Argentina is the eight largest country in the world and covers most of the southern portion of South America. Following three centuries of Spanish colonization, it declared independence in 1816.

The 1970s ushered in a period of military dictatorship and repression during which thousands of presumed dissidents ‘disappeared’ or were murdered. Defeat by the British in the Falklands Islands War of 1982 led to the fall of the military regime and the reestablishment of democratic rule, which has endured despite various economic hardship.

The Argentine Great Depression (1998 -2002) caused the country’s economy to shrink by 28%. In 2001, President Adolfo Rodriguez Saa declared a default on the state’s foreign debt. Many people in Argentina still blame the IMF for the policies that led to the 2001 financial and economic crisis. The country defaulted on US$80 billion of sovereign debt – the biggest in history and millions of Argentines were plunged into poverty.

In 2013, the country was censured by the IMF over the inflation and economic growth data published by the administration of President Christina Fernandez de Kichner. It was a step that finally led to Argentina’s expulsion from IMF.

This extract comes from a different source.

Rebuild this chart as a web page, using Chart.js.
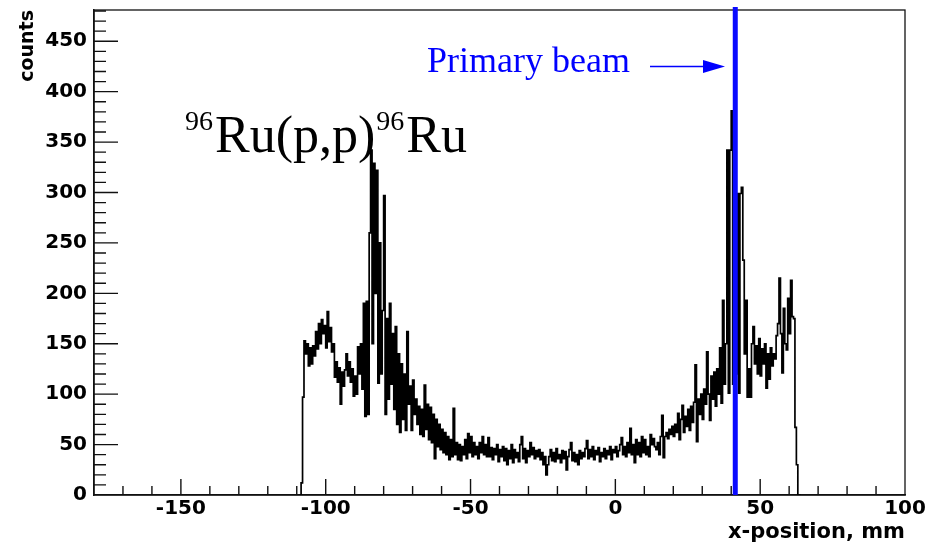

Elected in 2015, President Mauricio Macri took steps to liberalize the Argentine economy by lifting capital controls, floating the peso, removing export controls on some commodities, and cutting energy subsidies. In 2017, the Argentinian economy grew at 2.5%, and public debt was approximately 54% of GDP.

 

Analysis

Recently, Argentina reported surging interest rates and stubbornly resistant inflation levels. The country’s appeal to the International Monetary Fund for an emergency credit package emphasized its impending financial crisis and foreign debt default. A similar case was seen in December 2001, when the peso dropped overnight to a fifth of its value against the dollar since the beginning of the year. The central bank had hiked interest rates by 12.75% and sold US$5 billion of its currency reserves. The finance ministry announced that it would shift this year’s target deficit from 3.4% to 2.7%.

“This will allow us to face the new global scenario and avoid a crisis like the ones we have faced before in our history,” the President Mauricio Macri said. “During the first two years, we have had a very favorable global context, but today that is changing, global conditions are becoming increasingly complex due to several factors: interest rates are rising, oil is rising, currencies of emerging countries have been devalued, all variables that we do not control.”

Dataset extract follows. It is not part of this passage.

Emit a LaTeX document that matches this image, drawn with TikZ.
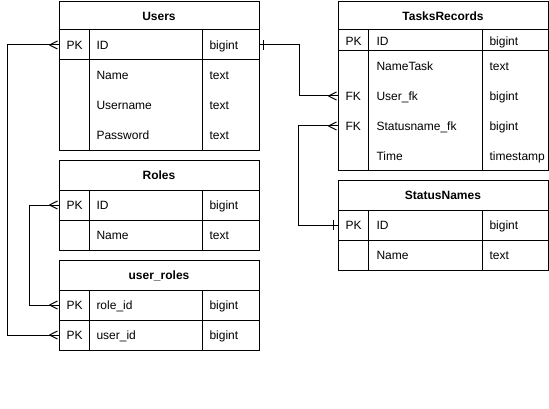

Over the last few months, the Argentinian currency has been losing value against the dollar at a steady rate. It has fallen from under 20 pesos to the dollar to 24 pesos despite the latest rate rise. The peso has depreciated by 18% so far this year. Inflation a perennial problem in Argentina was pegged at 25% in 2017, the second highest in Latin America.

According to government sources, Macri will be requesting US$30 billion from the IMF at below market interest rates. The depreciating value of the peso has been a heavy drain on central bank reserves in the last few months.

“Going to the IMF at 4% is saving about half on the interest rate,” stated Elisa Carrió, head of the Civic Coalition party which is part of Macri’s governing coalition. “This will allow us to be covered until 2019.”

Last month, the IMF reduced its growth forecasts for Argentina during 2018 from 2.5% to 2%. The government also seems unlikely to meet its projected inflation rate of only 15% for 2018, with the IMF predicting 19.2% instead.

Assessment

Our assessment is that with Argentina presently facing trouble on several fronts, financial markets seem to have lost their appetite for Argentine risk. We believe that the disquiet over the governments management of the economy grew in December after it pushed the central bank to ease this year’s inflation target from 12% to 15%. We feel that investors may have panicked at the country’s wide fiscal and current account deficit, its 25% inflation, and its rapidly expanding pile of foreign debt.